0
$\begingroup$

Say the $N$ people in Springfield either have 2 corgis (with probability $p_1$), a corgi and a shizu (with probability $p_2$), or 2 shizus (with probability $p_3$). Let $J$ be the number of people with 2 corgis, $K$ be the number of people with a corgi and a shizu, and $L$ be the number of people with 2 shizus. What is the distribution of the number of corgis ($C$) out of a total of $2N$ dogs in Springfield?

$C = 2J + K$. The distribution of people with 2 corgis is $Binomial(N, p_1)$, and the distribution of people with a corgi and a shizu is $Binomial(N, p_2)$. The sum of binomial random variables is also binomial, so I have a hunch that $C$ should be binomial.

However, how do I find the probability associated with $C$?

  • 0
    "The sum of binomial random variables is also binomial" is true for constant $p$. You don't have that.2012-11-04

1 Answers 1

3

There are at least two reasons to guess that $C$ is not binomial. First, since $J+K\leqslant N$ almost surely while $J$ and $K$ both can take every value between $0$ and $N$, $J$ and $K$ are not independent.
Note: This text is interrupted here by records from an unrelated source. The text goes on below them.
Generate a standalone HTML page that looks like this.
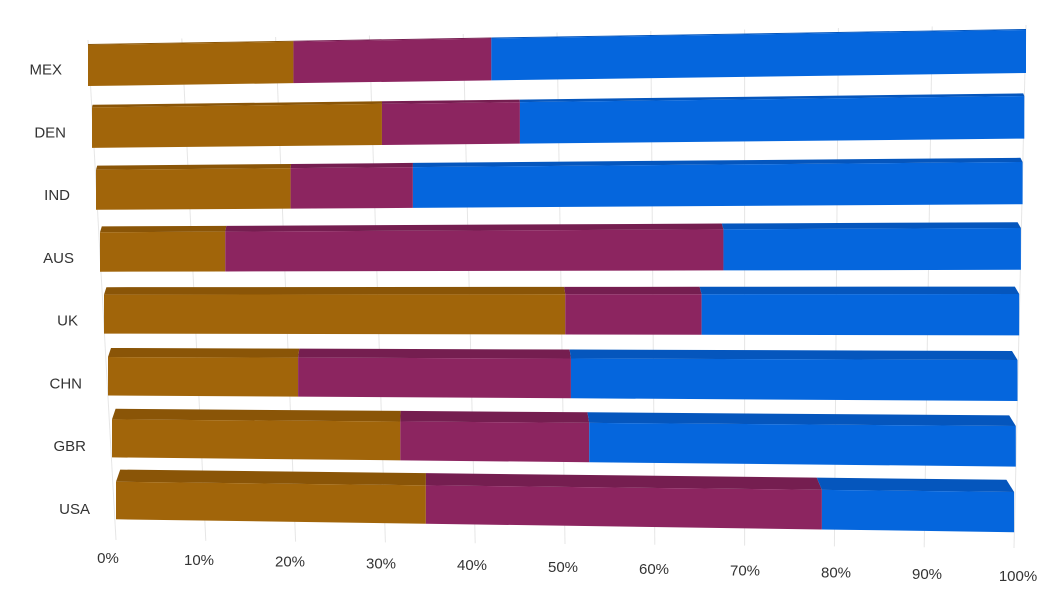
<!DOCTYPE html>
<html><head><meta charset="utf-8"><style>
body{margin:0;background:#fff;}
svg{display:block;font-family:"Liberation Sans",sans-serif;}
</style></head><body>
<svg id="chart" width="1048" height="597" viewBox="0 0 1048 597">
<g id="grid"></g>
<g id="bars"></g>
<g id="ylabels"></g>
<g id="xlabels"></g>
</svg>
<script>
const categories = ["MEX","DEN","IND","AUS","UK","CHN","GBR","USA"];
const seriesA = [21.9,31.1,21.0,13.6,50.4,20.9,31.9,34.5];
const seriesB = [21.1,14.8,13.2,54.1,14.9,30.0,20.9,44.1];
const seriesC = [57.0,54.1,65.8,32.3,34.7,49.1,47.2,21.4];
const tickLabels = ["0%","10%","20%","30%","40%","50%","60%","70%","80%","90%","100%"];
const colors = ["#a1650a","#8c2560","#0566dd"];
const topColors = ["#8a5507","#751e50","#0556bd"];
const NS="http://www.w3.org/2000/svg";
function mk(tag,attrs,parent){const e=document.createElementNS(NS,tag);for(const k in attrs)e.setAttribute(k,attrs[k]);parent.appendChild(e);return e;}
function row(i){
  return {lx:88+4*i, rx:1026-1.7*i, lyT:45+62.4*i, ryT:30+66*i, lh:41-0.5*i, rh:43-0.4*i, d:1+1.6*i};
}
function pt(r,t,bottom){
  const x=r.lx+t*(r.rx-r.lx);
  const y=r.lyT+t*(r.ryT-r.lyT)+(bottom?(r.lh+t*(r.rh-r.lh)):0);
  return [x,y];
}
const grid=document.getElementById('grid');
for(let k=0;k<tickLabels.length;k++){
  const t=k/10;
  const x1=88+938*t, y1=40-15*t;
  const x2=116+898*t, y2=540+8*t;
  const l=mk('line',{x1:x1,y1:y1,x2:x2,y2:y2,stroke:'#e6e6e6','stroke-width':1},grid);
  
  
}
const bars=document.getElementById('bars');
const series=[seriesA,seriesB,seriesC];
categories.forEach((c,i)=>{
  const r=row(i);
  const tot=seriesA[i]+seriesB[i]+seriesC[i];
  let acc=0;
  series.forEach((s,si)=>{
    const t0=acc/tot, t1=(acc+s[i])/tot; acc+=s[i];
    const a=pt(r,t0,false), b=pt(r,t1,false), cc=pt(r,t1,true), dd=pt(r,t0,true);
    const sh=(t)=>[(0.6*i)*(1-t) - 1.1*i*t, -r.d];
    const s0=sh(t0), s1=sh(t1);
    const top=mk('polygon',{points:`${a[0]},${a[1]} ${b[0]},${b[1]} ${b[0]+s1[0]},${b[1]+s1[1]} ${a[0]+s0[0]},${a[1]+s0[1]}`,fill:topColors[si]},bars);
    
    
    const f=mk('polygon',{points:`${a[0]},${a[1]} ${b[0]},${b[1]} ${cc[0]},${cc[1]} ${dd[0]},${dd[1]}`,fill:colors[si]},bars);
    
    
  });
  const yl=document.getElementById('ylabels');
  const ty=(r.lyT+r.lh/2)+9+0.6*i;
  const tx=mk('text',{x:62+4*i,y:ty,'text-anchor':'end','font-size':15,fill:'#333'},yl);
  tx.textContent=c;
  
  
});
const xl=document.getElementById('xlabels');
tickLabels.forEach((lab,k)=>{
  const t=k/10;
  const x=108+910*t, y=563+18*t;
  const e=mk('text',{x:x,y:y,'text-anchor':'middle','font-size':15,fill:'#333'},xl);
  e.textContent=lab;
  
  
});
</script>
</body></html>
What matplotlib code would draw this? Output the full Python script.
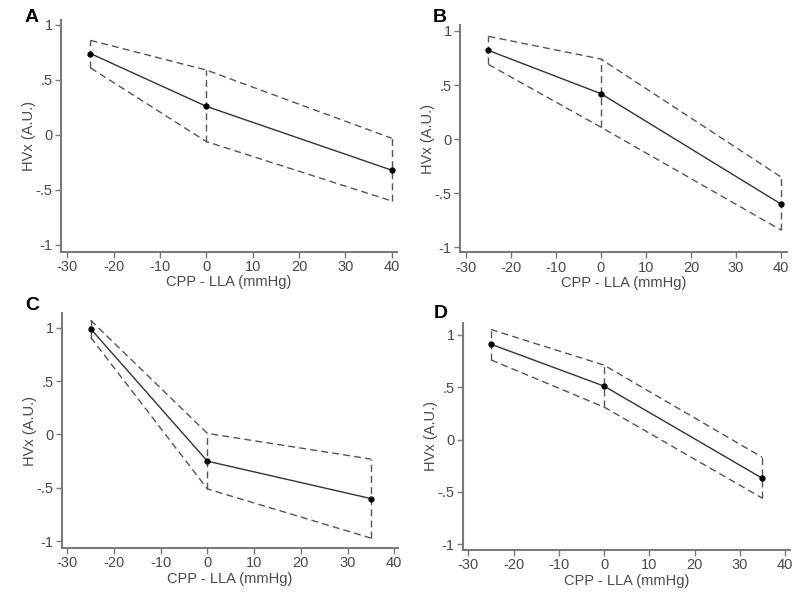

Second, the result that the sum of two binomials is binomial holds only for sums, not for linear combinations.

To compute the distribution of $C$, call $C_n$ the number of corgis owned by individual $n$, then $ C=\sum\limits_{n=1}^NC_n. $ The random variables $(C_n)_{1\leqslant n\leqslant N}$ are independent and $\mathbb P(C_n=i)=p_{3-i}$ for $i$ in $\{0,1,2\}$. The generating function of each $C_n$ is $ \mathbb E(s^{C_n})=p_3+p_2s+p_1s^2, $ hence the distribution of $C$ is characterized by the identity $ \mathbb E(s^C)=(p_3+p_2s+p_1s^2)^N. $ In the simple case when $p_1=p_2=p_3=\frac13$, one gets $\mathbb E(s^{C_n})=\frac13(1+s+s^2)$ hence $ \mathbb E(s^C)=\left(\frac{1+s+s^2}3\right)^N. $ If $N=2$, for example, the distribution of $C$ puts weight $\frac19$, $\frac29$, $\frac39$, $\frac29$ and $\frac19$ on $0$, $1$, $2$, $3$ and $4$ respectively, which is not binomial.

On the other hand, expectations and variances are easy since $\mathbb E(C)=N\mu$ where $\mu=\mathbb E(C_1)$, hence $\mu=p_2+2p_1$, and, by independence, $\mathrm{var}(C)=N\sigma^2$ where $\sigma^2=\mathrm{var}(C_1)$, hence $\sigma^2=p_2+4p_1-\mu^2$.